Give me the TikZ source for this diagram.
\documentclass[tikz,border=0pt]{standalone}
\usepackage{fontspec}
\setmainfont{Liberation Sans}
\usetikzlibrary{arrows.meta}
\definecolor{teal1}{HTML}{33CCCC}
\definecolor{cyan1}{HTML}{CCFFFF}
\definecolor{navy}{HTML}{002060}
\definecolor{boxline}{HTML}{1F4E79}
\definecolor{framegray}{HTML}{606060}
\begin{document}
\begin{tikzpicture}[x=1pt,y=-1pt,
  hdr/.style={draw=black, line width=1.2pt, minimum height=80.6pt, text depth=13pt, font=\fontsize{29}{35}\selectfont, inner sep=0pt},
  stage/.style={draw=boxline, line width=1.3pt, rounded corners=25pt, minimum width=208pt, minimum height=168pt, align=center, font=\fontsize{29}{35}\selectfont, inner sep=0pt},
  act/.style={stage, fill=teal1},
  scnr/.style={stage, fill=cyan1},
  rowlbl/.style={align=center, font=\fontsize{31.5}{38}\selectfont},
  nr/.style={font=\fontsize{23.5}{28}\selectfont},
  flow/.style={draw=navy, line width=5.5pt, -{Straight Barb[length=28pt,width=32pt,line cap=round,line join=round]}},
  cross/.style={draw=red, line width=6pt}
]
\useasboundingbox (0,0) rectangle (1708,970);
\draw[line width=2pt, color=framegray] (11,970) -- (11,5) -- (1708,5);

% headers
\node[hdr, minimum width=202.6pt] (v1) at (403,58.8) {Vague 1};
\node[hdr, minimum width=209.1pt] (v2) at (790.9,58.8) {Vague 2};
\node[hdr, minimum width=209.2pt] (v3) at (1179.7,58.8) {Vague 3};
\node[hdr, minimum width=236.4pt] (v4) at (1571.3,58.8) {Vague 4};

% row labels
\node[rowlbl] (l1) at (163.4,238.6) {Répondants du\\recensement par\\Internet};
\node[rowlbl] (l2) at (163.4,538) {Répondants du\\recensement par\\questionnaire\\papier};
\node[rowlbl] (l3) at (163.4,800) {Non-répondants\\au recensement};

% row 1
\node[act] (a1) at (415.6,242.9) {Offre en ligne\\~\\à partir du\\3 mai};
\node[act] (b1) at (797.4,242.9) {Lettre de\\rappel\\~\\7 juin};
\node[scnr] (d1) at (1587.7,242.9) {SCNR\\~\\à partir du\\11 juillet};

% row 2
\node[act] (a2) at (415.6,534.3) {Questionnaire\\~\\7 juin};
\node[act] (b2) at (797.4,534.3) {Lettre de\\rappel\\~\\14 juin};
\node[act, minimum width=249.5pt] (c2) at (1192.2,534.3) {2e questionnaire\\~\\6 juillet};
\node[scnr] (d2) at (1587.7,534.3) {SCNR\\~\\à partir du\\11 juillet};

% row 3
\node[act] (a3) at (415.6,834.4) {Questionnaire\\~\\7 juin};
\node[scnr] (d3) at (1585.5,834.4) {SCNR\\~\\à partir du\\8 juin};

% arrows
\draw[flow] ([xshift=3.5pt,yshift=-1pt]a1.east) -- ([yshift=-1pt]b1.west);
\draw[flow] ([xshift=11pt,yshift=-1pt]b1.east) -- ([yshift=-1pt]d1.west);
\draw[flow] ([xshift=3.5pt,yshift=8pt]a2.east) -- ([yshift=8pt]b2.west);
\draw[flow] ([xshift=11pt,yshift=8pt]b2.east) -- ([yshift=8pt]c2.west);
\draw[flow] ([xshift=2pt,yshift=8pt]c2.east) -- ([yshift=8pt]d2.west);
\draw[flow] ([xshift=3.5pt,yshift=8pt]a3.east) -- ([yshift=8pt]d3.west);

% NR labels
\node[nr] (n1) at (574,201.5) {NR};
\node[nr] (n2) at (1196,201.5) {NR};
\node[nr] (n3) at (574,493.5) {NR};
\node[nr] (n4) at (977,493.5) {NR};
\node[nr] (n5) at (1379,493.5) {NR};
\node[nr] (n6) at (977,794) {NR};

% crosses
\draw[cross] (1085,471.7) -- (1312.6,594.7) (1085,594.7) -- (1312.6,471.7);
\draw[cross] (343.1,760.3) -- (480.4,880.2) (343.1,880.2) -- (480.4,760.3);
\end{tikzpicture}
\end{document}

SHORT TASK:
Take the lines above from the first through the one containing "(11,5) -- (1708,5);" and reproduce them exactly; include nothing else.

RESPONSE TO THE EXERCISE:
Give me the TikZ source for this diagram.
\documentclass[tikz,border=0pt]{standalone}
\usepackage{fontspec}
\setmainfont{Liberation Sans}
\usetikzlibrary{arrows.meta}
\definecolor{teal1}{HTML}{33CCCC}
\definecolor{cyan1}{HTML}{CCFFFF}
\definecolor{navy}{HTML}{002060}
\definecolor{boxline}{HTML}{1F4E79}
\definecolor{framegray}{HTML}{606060}
\begin{document}
\begin{tikzpicture}[x=1pt,y=-1pt,
  hdr/.style={draw=black, line width=1.2pt, minimum height=80.6pt, text depth=13pt, font=\fontsize{29}{35}\selectfont, inner sep=0pt},
  stage/.style={draw=boxline, line width=1.3pt, rounded corners=25pt, minimum width=208pt, minimum height=168pt, align=center, font=\fontsize{29}{35}\selectfont, inner sep=0pt},
  act/.style={stage, fill=teal1},
  scnr/.style={stage, fill=cyan1},
  rowlbl/.style={align=center, font=\fontsize{31.5}{38}\selectfont},
  nr/.style={font=\fontsize{23.5}{28}\selectfont},
  flow/.style={draw=navy, line width=5.5pt, -{Straight Barb[length=28pt,width=32pt,line cap=round,line join=round]}},
  cross/.style={draw=red, line width=6pt}
]
\useasboundingbox (0,0) rectangle (1708,970);
\draw[line width=2pt, color=framegray] (11,970) -- (11,5) -- (1708,5);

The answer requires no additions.